▶ WORK TO COMPLETE:
Exclude images, then output the remaining data verbatim.

▶ EXERCISE MATERIALS:
__________________________________________________
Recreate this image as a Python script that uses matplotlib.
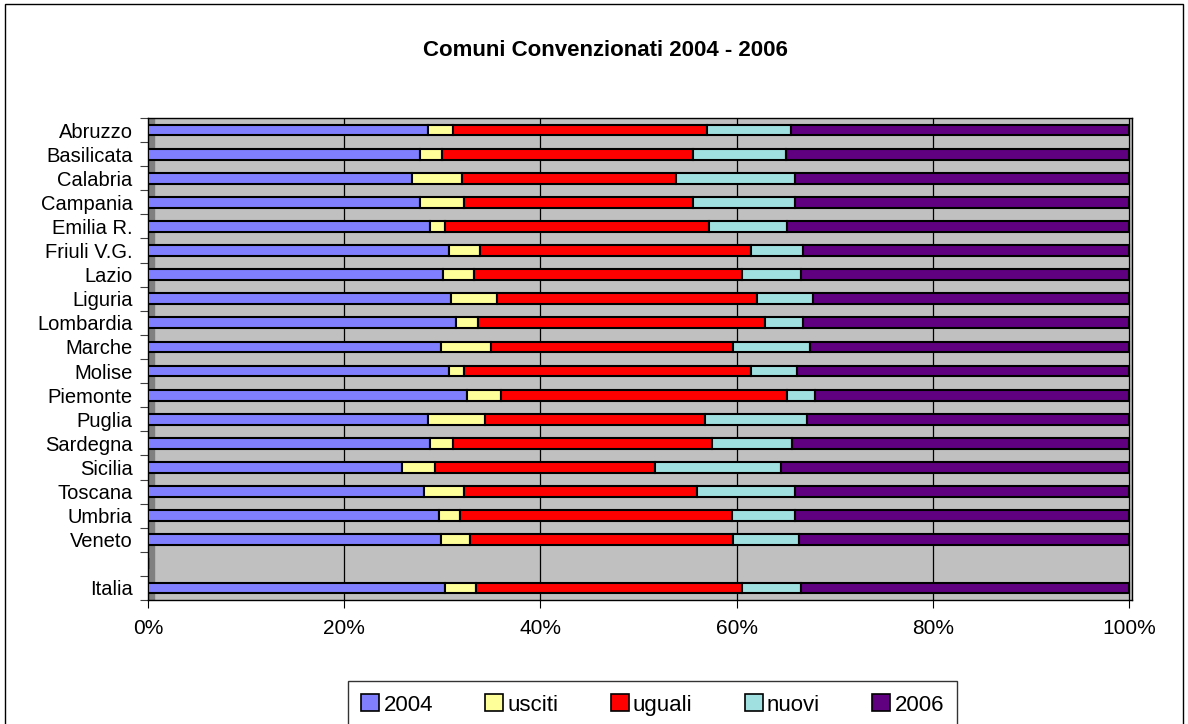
import matplotlib.pyplot as plt
from matplotlib.patches import Patch, Rectangle

# categories, top to bottom (blank slot between Veneto and Italia)
regioni = ['Abruzzo', 'Basilicata', 'Calabria', 'Campania', 'Emilia R.', 'Friuli V.G.',
           'Lazio', 'Liguria', 'Lombardia', 'Marche', 'Molise', 'Piemonte', 'Puglia',
           'Sardegna', 'Sicilia', 'Toscana', 'Umbria', 'Veneto', '', 'Italia']

# shares in %, blank slot = 0
v2004   = [28.5, 27.7, 26.9, 27.7, 28.7, 30.7, 30.1, 30.9, 31.4, 29.9, 30.7, 32.5, 28.5,
           28.7, 25.9, 28.1, 29.7, 29.9, 0, 30.3]
usciti  = [2.6, 2.3, 5.1, 4.5, 1.6, 3.1, 3.1, 4.7, 2.2, 5.1, 1.5, 3.5, 5.9,
           2.4, 3.4, 4.1, 2.1, 2.9, 0, 3.1]
uguali  = [25.9, 25.6, 21.8, 23.4, 26.9, 27.7, 27.3, 26.5, 29.3, 24.6, 29.3, 29.1, 22.4,
           26.4, 22.4, 23.8, 27.7, 26.8, 0, 27.1]
nuovi   = [8.5, 9.4, 12.2, 10.4, 7.9, 5.3, 6.1, 5.7, 3.9, 7.9, 4.7, 2.9, 10.4,
           8.1, 12.8, 10.0, 6.5, 6.8, 0, 6.1]
v2006   = [34.5, 35.0, 34.0, 34.0, 34.9, 33.2, 33.4, 32.2, 33.2, 32.5, 33.8, 32.0, 32.8,
           34.4, 35.5, 34.0, 34.0, 33.6, 0, 33.4]

serie = ['2004', 'usciti', 'uguali', 'nuovi', '2006']
valori = [v2004, usciti, uguali, nuovi, v2006]
colori = ['#8080FF', '#FFFF99', '#FF0000', '#A0E0E0', '#600080']

plt.rcParams['font.family'] = ['Liberation Sans', 'DejaVu Sans']

fig = plt.figure(figsize=(11.88, 7.24), dpi=100)
fig.patches.append(Rectangle((0.004, -0.1), 0.992, 1.094, transform=fig.transFigure,
                             fill=False, edgecolor='black', linewidth=1))

ax = fig.add_axes([148 / 1188, 1 - 600 / 724, 984 / 1188, 482 / 724])
ax.set_facecolor('#C0C0C0')

pos = list(range(len(regioni)))
# normalise each row to 100 %
totali = [sum(col) for col in zip(*valori)]
left = [0.0] * len(regioni)
for nome, vals, col in zip(serie, valori, colori):
    w = [v / t * 100 if t else 0 for v, t in zip(vals, totali)]
    ax.barh(pos, w, left=left, height=0.45, color=col, edgecolor='black',
            linewidth=1.5, label=nome, zorder=3)
    left = [a + b for a, b in zip(left, w)]

# left wall of the 3d look
ax.axvspan(0, 0.6, color='#808080', zorder=1)

ax.set_xlim(0, 100.3)
ax.set_ylim(19.5, -0.5)
ax.set_xticks(range(0, 101, 20))
ax.set_xticklabels([f'{t}%' for t in range(0, 101, 20)], fontsize=15)
ax.xaxis.grid(True, color='black', linewidth=0.9, zorder=2)
ax.set_axisbelow(True)
ax.set_yticks(pos)
ax.set_yticklabels(regioni, fontsize=14.5)
ax.set_yticks([p + 0.5 for p in range(-1, len(regioni))], minor=True)
ax.tick_params(axis='y', which='major', length=0, pad=11)
ax.tick_params(axis='y', which='minor', length=6, width=0.8, color='#404040')
ax.tick_params(axis='x', length=6, width=0.8, pad=8)
for s in ax.spines.values():
    s.set_color('black')
    s.set_linewidth(1)

fig.text(605 / 1188, 1 - 50 / 724, 'Comuni Convenzionati 2004 - 2006',
         ha='center', va='center', fontsize=16, fontweight='bold')

handles = [Patch(facecolor=c, edgecolor='black', linewidth=1.2) for c in colori]
leg = fig.legend(handles, serie, loc='upper left', ncol=5,
                 bbox_to_anchor=(348 / 1188, 1 - 681 / 724), fontsize=16,
                 frameon=True, fancybox=False, edgecolor='black',
                 handlelength=0.8, handleheight=0.8, handletextpad=0.2,
                 columnspacing=2.35, borderpad=0.6, borderaxespad=0)
leg.get_frame().set_linewidth(1)

fig.savefig('out.png', dpi=100)
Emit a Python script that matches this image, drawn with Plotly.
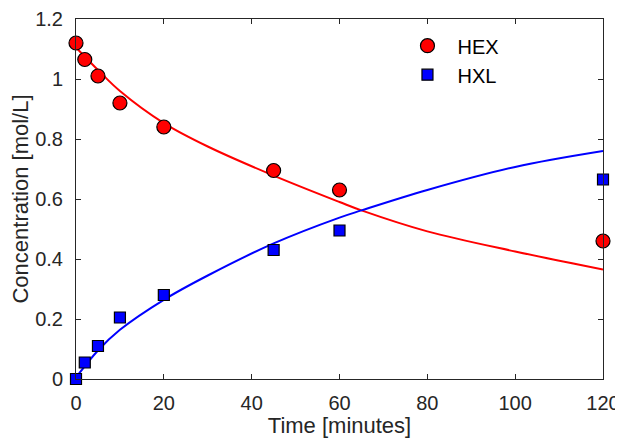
__________________________________________________
▶ THE SOLUTION:
Recreate this image as a Python script that uses matplotlib.
import matplotlib.pyplot as plt
from matplotlib.patches import Patch, Rectangle

# categories, top to bottom (blank slot between Veneto and Italia)
regioni = ['Abruzzo', 'Basilicata', 'Calabria', 'Campania', 'Emilia R.', 'Friuli V.G.',
           'Lazio', 'Liguria', 'Lombardia', 'Marche', 'Molise', 'Piemonte', 'Puglia',
           'Sardegna', 'Sicilia', 'Toscana', 'Umbria', 'Veneto', '', 'Italia']

# shares in %, blank slot = 0
v2004   = [28.5, 27.7, 26.9, 27.7, 28.7, 30.7, 30.1, 30.9, 31.4, 29.9, 30.7, 32.5, 28.5,
           28.7, 25.9, 28.1, 29.7, 29.9, 0, 30.3]
usciti  = [2.6, 2.3, 5.1, 4.5, 1.6, 3.1, 3.1, 4.7, 2.2, 5.1, 1.5, 3.5, 5.9,
           2.4, 3.4, 4.1, 2.1, 2.9, 0, 3.1]
uguali  = [25.9, 25.6, 21.8, 23.4, 26.9, 27.7, 27.3, 26.5, 29.3, 24.6, 29.3, 29.1, 22.4,
           26.4, 22.4, 23.8, 27.7, 26.8, 0, 27.1]
nuovi   = [8.5, 9.4, 12.2, 10.4, 7.9, 5.3, 6.1, 5.7, 3.9, 7.9, 4.7, 2.9, 10.4,
           8.1, 12.8, 10.0, 6.5, 6.8, 0, 6.1]
v2006   = [34.5, 35.0, 34.0, 34.0, 34.9, 33.2, 33.4, 32.2, 33.2, 32.5, 33.8, 32.0, 32.8,
           34.4, 35.5, 34.0, 34.0, 33.6, 0, 33.4]

serie = ['2004', 'usciti', 'uguali', 'nuovi', '2006']
valori = [v2004, usciti, uguali, nuovi, v2006]
colori = ['#8080FF', '#FFFF99', '#FF0000', '#A0E0E0', '#600080']

plt.rcParams['font.family'] = ['Liberation Sans', 'DejaVu Sans']

fig = plt.figure(figsize=(11.88, 7.24), dpi=100)
fig.patches.append(Rectangle((0.004, -0.1), 0.992, 1.094, transform=fig.transFigure,
                             fill=False, edgecolor='black', linewidth=1))

ax = fig.add_axes([148 / 1188, 1 - 600 / 724, 984 / 1188, 482 / 724])
ax.set_facecolor('#C0C0C0')

pos = list(range(len(regioni)))
# normalise each row to 100 %
totali = [sum(col) for col in zip(*valori)]
left = [0.0] * len(regioni)
for nome, vals, col in zip(serie, valori, colori):
    w = [v / t * 100 if t else 0 for v, t in zip(vals, totali)]
    ax.barh(pos, w, left=left, height=0.45, color=col, edgecolor='black',
            linewidth=1.5, label=nome, zorder=3)
    left = [a + b for a, b in zip(left, w)]

# left wall of the 3d look
ax.axvspan(0, 0.6, color='#808080', zorder=1)

ax.set_xlim(0, 100.3)
ax.set_ylim(19.5, -0.5)
ax.set_xticks(range(0, 101, 20))
ax.set_xticklabels([f'{t}%' for t in range(0, 101, 20)], fontsize=15)
ax.xaxis.grid(True, color='black', linewidth=0.9, zorder=2)
ax.set_axisbelow(True)
ax.set_yticks(pos)
ax.set_yticklabels(regioni, fontsize=14.5)
ax.set_yticks([p + 0.5 for p in range(-1, len(regioni))], minor=True)
ax.tick_params(axis='y', which='major', length=0, pad=11)
ax.tick_params(axis='y', which='minor', length=6, width=0.8, color='#404040')
ax.tick_params(axis='x', length=6, width=0.8, pad=8)
for s in ax.spines.values():
    s.set_color('black')
    s.set_linewidth(1)

fig.text(605 / 1188, 1 - 50 / 724, 'Comuni Convenzionati 2004 - 2006',
         ha='center', va='center', fontsize=16, fontweight='bold')

handles = [Patch(facecolor=c, edgecolor='black', linewidth=1.2) for c in colori]
leg = fig.legend(handles, serie, loc='upper left', ncol=5,
                 bbox_to_anchor=(348 / 1188, 1 - 681 / 724), fontsize=16,
                 frameon=True, fancybox=False, edgecolor='black',
                 handlelength=0.8, handleheight=0.8, handletextpad=0.2,
                 columnspacing=2.35, borderpad=0.6, borderaxespad=0)
leg.get_frame().set_linewidth(1)

fig.savefig('out.png', dpi=100)
Emit a Python script that matches this image, drawn with Plotly.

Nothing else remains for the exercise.